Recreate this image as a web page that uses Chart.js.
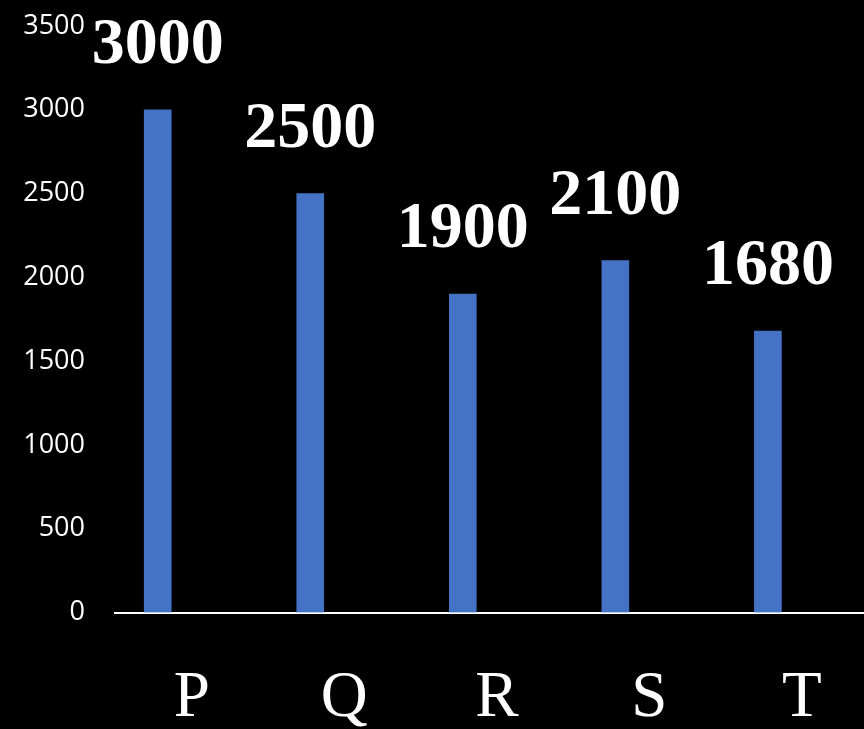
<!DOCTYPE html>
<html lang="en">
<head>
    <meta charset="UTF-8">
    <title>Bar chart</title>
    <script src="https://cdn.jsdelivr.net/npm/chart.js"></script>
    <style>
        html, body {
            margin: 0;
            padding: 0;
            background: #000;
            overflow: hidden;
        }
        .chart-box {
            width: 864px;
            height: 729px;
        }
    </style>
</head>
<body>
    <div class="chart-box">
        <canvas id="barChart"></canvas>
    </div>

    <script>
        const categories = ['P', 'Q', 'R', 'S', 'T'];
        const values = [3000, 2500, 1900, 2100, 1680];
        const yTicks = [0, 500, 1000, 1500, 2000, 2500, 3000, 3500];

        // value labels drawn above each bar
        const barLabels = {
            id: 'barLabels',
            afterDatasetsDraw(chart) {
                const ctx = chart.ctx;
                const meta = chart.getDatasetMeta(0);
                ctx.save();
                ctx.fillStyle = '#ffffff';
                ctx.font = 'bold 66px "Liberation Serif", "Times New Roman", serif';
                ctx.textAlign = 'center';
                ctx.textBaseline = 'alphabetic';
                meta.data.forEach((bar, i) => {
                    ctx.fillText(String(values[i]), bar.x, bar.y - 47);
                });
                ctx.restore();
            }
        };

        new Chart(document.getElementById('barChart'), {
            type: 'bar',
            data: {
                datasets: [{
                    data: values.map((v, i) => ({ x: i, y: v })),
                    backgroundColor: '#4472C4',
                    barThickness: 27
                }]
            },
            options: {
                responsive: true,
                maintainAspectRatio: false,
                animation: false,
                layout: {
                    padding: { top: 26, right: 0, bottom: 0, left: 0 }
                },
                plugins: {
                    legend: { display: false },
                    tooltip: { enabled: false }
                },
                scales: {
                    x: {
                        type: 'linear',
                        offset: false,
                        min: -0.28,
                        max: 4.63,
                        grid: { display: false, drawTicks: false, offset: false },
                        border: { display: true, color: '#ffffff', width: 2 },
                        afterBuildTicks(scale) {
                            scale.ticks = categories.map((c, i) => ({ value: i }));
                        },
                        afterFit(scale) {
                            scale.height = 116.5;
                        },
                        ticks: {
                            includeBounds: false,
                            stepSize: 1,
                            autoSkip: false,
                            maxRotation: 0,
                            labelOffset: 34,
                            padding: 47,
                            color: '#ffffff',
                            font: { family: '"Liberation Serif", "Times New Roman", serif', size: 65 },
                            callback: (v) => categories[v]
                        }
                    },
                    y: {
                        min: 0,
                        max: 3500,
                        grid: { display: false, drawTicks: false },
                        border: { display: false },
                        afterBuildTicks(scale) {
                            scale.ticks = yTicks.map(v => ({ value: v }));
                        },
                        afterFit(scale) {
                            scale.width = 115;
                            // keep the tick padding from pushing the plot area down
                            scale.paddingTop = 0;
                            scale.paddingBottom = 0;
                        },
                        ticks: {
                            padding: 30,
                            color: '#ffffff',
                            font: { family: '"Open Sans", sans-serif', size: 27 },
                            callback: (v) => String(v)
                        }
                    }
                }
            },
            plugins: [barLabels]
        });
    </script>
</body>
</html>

== == ==

■ EXERCISE REQUIREMENTS ■
Make an exact copy of the lines from the top of the material through the line with "const yTicks = [0, 500, 1000, 1500, 2000, 2500, 3000, 3500];", pictures excluded.

■ OUTPUT BELOW ■
Recreate this image as a web page that uses Chart.js.
<!DOCTYPE html>
<html lang="en">
<head>
    <meta charset="UTF-8">
    <title>Bar chart</title>
    <script src="https://cdn.jsdelivr.net/npm/chart.js"></script>
    <style>
        html, body {
            margin: 0;
            padding: 0;
            background: #000;
            overflow: hidden;
        }
        .chart-box {
            width: 864px;
            height: 729px;
        }
    </style>
</head>
<body>
    <div class="chart-box">
        <canvas id="barChart"></canvas>
    </div>

    <script>
        const categories = ['P', 'Q', 'R', 'S', 'T'];
        const values = [3000, 2500, 1900, 2100, 1680];
        const yTicks = [0, 500, 1000, 1500, 2000, 2500, 3000, 3500];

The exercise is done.